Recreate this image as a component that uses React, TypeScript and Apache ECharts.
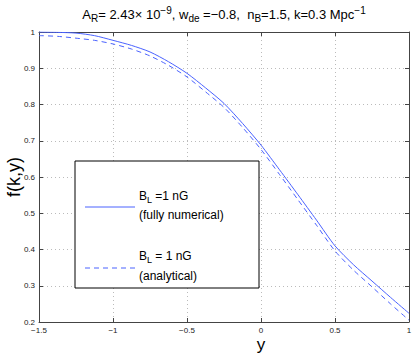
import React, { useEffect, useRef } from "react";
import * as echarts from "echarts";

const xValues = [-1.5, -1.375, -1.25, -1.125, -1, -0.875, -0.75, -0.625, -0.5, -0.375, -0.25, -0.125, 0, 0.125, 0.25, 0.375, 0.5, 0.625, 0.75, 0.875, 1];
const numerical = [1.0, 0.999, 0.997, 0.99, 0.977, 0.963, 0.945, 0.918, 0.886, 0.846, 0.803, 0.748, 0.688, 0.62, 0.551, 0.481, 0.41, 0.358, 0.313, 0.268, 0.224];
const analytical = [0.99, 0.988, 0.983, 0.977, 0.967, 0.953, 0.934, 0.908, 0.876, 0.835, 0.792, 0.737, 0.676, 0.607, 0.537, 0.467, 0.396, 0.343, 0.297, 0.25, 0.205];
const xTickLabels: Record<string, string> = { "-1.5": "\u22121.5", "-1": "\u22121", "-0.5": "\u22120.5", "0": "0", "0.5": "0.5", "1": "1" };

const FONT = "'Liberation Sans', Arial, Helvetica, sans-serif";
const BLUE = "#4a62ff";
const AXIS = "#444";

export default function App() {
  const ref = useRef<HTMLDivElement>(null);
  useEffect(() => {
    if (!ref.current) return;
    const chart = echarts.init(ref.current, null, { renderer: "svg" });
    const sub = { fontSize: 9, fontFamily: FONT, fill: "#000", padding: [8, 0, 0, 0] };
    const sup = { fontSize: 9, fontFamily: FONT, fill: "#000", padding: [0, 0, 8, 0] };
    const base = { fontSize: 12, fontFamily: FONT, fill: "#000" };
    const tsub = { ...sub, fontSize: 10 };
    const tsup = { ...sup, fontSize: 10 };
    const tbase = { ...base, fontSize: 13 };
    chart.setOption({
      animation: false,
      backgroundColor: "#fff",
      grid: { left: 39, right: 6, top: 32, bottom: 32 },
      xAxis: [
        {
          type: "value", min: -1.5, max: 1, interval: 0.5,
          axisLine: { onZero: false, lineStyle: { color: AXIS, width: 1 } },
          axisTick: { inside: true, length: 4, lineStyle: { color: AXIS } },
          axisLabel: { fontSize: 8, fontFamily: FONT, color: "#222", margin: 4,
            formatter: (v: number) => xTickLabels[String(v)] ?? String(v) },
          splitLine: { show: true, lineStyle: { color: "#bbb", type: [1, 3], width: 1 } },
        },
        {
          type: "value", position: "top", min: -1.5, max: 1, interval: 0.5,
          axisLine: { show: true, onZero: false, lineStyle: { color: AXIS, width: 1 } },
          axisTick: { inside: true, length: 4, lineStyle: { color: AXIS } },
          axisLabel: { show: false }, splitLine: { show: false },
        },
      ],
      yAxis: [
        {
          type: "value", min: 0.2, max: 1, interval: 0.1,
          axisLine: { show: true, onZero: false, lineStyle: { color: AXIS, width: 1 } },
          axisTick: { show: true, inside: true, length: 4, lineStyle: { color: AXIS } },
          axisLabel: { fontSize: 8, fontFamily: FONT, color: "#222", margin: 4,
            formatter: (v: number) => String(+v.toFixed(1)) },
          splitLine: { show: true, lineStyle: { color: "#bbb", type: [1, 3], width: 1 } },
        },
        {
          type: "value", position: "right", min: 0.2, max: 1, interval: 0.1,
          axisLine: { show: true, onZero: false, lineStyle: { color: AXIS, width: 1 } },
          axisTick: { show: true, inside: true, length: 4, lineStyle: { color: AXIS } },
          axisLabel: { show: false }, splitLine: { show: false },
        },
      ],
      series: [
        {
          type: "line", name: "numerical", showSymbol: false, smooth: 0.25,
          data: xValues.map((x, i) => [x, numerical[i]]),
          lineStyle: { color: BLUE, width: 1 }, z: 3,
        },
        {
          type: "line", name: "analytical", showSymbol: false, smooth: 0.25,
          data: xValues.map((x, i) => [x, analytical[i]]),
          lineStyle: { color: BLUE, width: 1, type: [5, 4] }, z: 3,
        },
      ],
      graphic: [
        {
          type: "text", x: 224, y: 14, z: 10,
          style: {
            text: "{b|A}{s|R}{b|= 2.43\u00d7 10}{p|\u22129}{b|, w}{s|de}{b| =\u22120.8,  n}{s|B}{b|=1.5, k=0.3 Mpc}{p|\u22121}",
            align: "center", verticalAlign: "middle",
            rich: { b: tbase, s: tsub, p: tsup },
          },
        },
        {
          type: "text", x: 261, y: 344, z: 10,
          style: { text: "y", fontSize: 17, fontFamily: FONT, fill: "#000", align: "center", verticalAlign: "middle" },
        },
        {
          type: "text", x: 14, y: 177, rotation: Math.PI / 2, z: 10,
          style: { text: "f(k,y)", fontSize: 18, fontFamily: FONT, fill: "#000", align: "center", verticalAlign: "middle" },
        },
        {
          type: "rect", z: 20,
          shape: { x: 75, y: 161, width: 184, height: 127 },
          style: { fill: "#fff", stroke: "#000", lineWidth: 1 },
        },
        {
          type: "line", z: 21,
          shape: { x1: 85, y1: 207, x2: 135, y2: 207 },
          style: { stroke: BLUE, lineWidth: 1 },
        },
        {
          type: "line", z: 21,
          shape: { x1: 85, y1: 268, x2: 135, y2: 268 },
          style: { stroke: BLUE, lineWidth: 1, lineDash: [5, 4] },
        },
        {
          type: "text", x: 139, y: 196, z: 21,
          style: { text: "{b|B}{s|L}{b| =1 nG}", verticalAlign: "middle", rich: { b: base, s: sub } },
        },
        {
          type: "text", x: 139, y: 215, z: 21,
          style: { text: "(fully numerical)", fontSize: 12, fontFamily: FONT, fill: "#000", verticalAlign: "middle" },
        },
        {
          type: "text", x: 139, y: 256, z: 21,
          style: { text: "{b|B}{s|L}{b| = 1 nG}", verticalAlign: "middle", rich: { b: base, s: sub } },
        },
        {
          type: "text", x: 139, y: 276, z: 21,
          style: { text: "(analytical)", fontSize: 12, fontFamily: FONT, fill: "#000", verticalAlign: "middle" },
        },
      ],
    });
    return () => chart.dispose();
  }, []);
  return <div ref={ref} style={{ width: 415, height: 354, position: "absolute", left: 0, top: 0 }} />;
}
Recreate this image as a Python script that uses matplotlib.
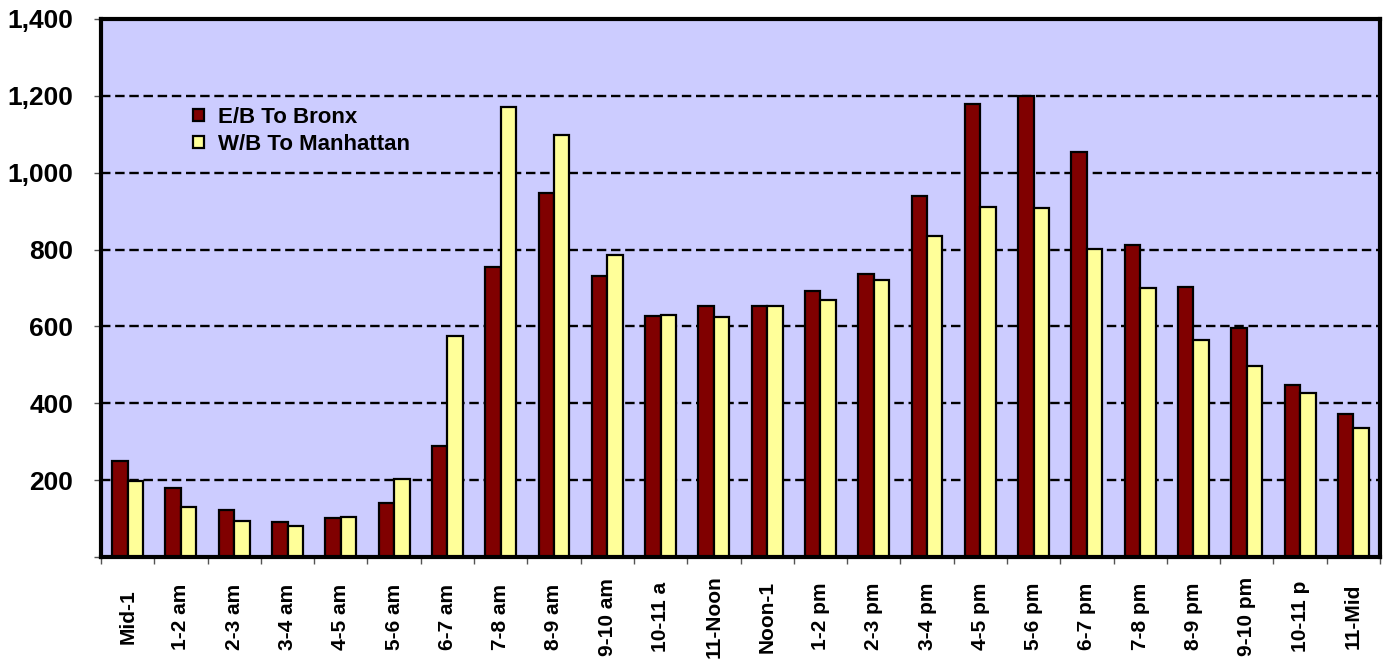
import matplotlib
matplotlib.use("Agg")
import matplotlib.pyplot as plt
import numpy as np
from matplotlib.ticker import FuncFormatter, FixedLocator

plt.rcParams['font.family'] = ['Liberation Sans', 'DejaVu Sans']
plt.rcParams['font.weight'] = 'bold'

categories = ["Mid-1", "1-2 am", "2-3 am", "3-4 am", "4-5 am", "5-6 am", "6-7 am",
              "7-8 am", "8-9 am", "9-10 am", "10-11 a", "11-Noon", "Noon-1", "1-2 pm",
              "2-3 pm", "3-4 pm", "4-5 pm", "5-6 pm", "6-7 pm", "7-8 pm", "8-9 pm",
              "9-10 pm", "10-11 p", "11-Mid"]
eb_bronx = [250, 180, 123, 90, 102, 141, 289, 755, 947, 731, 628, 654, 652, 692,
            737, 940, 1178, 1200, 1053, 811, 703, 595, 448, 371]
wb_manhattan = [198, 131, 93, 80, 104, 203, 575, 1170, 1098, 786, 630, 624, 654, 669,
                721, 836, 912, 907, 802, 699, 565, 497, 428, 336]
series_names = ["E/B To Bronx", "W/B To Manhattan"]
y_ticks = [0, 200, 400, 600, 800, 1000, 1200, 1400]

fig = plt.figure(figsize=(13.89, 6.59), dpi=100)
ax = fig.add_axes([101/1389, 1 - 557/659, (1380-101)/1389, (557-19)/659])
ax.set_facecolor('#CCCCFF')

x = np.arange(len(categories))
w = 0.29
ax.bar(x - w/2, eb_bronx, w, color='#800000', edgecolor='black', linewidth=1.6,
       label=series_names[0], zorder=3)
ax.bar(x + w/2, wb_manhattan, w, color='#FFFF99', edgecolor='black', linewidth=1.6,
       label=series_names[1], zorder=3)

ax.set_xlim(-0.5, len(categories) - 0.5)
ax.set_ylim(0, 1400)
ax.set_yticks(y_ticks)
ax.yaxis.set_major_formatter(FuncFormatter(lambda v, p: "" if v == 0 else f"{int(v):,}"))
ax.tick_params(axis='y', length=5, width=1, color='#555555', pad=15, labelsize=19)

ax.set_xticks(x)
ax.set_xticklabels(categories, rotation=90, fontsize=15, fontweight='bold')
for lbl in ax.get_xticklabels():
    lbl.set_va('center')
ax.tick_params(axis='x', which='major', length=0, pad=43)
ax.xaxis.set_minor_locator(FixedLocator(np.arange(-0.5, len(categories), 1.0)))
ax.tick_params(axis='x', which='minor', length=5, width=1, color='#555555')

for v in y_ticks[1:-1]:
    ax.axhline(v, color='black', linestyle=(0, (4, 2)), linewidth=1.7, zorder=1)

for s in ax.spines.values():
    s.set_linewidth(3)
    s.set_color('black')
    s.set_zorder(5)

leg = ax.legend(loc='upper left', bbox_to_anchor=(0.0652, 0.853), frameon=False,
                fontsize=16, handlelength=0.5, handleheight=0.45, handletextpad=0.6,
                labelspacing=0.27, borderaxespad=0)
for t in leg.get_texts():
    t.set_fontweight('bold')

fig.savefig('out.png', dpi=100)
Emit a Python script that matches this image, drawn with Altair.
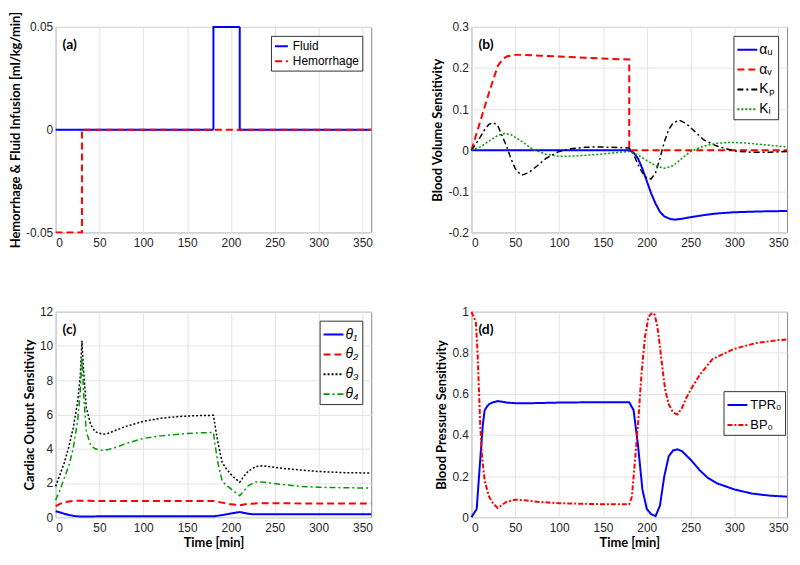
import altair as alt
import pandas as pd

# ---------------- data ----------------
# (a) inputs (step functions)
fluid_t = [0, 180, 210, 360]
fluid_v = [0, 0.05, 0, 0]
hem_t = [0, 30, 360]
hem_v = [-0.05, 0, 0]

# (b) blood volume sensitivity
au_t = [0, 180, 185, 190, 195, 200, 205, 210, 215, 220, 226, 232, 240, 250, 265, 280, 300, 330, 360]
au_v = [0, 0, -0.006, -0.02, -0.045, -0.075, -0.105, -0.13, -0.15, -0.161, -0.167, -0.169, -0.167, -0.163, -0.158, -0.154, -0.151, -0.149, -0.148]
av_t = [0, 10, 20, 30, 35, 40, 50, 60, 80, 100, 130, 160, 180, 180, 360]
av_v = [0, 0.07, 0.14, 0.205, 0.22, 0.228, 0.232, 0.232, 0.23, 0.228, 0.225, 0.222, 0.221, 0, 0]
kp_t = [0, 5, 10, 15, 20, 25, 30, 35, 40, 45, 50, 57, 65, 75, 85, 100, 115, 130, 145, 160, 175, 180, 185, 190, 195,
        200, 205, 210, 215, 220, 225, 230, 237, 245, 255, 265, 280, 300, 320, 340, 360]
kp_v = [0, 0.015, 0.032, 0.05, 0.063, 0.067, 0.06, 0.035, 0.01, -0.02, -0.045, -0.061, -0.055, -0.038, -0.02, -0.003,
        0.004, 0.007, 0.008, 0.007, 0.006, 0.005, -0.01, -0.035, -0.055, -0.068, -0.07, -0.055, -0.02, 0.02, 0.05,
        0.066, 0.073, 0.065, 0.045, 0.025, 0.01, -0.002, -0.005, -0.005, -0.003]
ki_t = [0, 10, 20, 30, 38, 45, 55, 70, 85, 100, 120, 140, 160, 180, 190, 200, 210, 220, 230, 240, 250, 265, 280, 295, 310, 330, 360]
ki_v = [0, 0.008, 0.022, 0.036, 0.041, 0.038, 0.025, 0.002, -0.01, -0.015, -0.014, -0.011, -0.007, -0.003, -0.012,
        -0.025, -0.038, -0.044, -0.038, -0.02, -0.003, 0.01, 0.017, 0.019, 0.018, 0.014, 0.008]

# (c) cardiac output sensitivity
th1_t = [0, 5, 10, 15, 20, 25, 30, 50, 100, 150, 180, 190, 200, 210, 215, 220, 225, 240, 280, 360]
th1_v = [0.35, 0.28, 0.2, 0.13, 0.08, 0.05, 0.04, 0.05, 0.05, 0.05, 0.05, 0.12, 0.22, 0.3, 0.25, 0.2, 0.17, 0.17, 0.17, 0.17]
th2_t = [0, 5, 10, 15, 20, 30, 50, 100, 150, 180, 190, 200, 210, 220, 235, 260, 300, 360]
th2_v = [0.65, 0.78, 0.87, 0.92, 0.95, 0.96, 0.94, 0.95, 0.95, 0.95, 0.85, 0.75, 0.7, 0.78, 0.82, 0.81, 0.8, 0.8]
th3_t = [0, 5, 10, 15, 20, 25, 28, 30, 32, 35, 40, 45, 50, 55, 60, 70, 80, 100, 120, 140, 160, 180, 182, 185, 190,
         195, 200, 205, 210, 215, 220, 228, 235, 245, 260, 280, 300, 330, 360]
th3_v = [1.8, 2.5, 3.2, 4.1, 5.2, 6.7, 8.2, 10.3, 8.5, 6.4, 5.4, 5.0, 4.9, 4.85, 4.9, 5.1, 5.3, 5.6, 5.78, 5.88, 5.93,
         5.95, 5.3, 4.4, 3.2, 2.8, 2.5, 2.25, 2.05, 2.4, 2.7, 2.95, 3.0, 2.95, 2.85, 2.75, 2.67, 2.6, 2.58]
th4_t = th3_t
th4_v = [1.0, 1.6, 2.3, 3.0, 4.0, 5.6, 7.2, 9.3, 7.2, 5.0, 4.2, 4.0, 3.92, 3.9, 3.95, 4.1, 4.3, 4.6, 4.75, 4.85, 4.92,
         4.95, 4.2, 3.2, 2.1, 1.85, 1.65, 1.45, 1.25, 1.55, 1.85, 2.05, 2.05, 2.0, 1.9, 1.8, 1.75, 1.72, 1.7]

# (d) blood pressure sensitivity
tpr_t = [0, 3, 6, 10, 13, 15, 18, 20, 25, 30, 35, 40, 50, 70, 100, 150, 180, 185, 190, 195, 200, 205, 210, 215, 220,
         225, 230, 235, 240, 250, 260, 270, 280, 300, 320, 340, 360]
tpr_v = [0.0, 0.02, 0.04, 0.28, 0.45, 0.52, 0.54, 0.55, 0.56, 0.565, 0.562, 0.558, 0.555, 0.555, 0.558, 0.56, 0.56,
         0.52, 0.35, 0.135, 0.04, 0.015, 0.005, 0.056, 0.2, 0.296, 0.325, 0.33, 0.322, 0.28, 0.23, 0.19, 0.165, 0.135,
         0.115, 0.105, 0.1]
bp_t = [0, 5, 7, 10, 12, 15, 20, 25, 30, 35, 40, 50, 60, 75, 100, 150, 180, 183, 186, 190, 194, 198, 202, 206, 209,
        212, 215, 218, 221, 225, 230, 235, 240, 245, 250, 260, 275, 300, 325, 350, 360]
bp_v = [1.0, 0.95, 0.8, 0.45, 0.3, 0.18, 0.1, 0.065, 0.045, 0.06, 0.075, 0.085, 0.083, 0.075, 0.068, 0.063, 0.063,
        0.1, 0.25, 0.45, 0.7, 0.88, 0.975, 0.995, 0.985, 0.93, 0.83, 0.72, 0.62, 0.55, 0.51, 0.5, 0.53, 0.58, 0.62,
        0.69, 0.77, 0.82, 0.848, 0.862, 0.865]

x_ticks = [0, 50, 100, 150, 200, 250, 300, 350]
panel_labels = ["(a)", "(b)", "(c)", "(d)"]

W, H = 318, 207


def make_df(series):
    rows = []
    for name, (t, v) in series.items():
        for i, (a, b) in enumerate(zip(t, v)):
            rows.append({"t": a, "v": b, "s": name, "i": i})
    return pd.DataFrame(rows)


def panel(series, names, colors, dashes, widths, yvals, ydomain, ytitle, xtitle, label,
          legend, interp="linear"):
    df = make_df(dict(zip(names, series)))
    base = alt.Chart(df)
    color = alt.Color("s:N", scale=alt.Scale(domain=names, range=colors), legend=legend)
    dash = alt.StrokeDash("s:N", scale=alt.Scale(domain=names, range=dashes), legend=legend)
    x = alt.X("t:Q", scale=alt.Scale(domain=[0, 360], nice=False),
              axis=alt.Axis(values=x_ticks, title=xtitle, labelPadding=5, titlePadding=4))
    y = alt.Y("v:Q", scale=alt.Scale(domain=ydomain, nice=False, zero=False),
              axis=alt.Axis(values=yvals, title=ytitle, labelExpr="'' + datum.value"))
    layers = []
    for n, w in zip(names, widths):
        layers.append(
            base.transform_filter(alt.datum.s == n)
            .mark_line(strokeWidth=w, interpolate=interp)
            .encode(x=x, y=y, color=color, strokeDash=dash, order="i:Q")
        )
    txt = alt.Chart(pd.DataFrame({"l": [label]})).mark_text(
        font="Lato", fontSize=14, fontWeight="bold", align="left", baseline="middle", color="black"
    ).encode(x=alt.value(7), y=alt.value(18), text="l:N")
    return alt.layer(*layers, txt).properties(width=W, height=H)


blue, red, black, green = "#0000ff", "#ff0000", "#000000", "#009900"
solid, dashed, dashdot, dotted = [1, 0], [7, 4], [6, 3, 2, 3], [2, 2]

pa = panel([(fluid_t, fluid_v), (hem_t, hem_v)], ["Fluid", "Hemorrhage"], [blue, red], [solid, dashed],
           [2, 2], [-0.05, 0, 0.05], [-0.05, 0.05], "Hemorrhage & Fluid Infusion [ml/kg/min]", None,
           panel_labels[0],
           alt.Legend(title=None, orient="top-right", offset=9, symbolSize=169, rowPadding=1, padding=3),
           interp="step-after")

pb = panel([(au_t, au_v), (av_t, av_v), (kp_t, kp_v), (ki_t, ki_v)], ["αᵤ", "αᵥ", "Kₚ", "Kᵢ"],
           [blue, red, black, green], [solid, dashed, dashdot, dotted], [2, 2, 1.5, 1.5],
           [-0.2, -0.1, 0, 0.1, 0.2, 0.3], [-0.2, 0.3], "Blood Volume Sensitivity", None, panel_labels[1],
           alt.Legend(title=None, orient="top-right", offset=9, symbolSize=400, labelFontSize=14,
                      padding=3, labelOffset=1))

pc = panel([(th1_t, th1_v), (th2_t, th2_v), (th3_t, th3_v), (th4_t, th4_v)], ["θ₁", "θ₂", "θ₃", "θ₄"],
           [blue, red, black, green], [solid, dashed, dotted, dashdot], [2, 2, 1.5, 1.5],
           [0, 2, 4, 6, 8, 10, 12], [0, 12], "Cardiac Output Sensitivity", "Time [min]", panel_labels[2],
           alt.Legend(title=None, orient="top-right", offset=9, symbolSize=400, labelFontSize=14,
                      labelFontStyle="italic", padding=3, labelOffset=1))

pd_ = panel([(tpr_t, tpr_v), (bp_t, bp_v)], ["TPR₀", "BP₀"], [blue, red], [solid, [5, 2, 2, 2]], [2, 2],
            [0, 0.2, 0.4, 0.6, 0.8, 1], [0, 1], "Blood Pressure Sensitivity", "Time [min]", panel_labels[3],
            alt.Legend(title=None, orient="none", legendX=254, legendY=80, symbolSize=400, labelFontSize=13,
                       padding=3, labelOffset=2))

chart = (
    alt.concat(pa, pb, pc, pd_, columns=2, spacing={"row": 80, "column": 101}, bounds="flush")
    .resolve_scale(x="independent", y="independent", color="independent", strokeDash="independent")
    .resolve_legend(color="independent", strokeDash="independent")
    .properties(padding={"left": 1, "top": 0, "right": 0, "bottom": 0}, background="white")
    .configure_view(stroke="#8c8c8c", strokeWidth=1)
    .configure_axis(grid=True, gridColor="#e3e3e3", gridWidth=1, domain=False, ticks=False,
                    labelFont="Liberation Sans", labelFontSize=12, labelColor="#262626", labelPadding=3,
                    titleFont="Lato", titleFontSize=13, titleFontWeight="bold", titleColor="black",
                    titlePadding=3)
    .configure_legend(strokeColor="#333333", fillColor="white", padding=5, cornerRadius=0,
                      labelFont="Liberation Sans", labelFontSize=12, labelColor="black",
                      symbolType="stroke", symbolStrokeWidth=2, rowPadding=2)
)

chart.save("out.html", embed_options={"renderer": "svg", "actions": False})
######
## Task details
In the data above, please extract the lines from the first one through the line with "import * as", exactly, and keep pictures out.

## Task solution
Recreate this image as a component that uses React, TypeScript and Apache ECharts.
import React, { useEffect, useRef } from "react";
import * as echarts from "echarts";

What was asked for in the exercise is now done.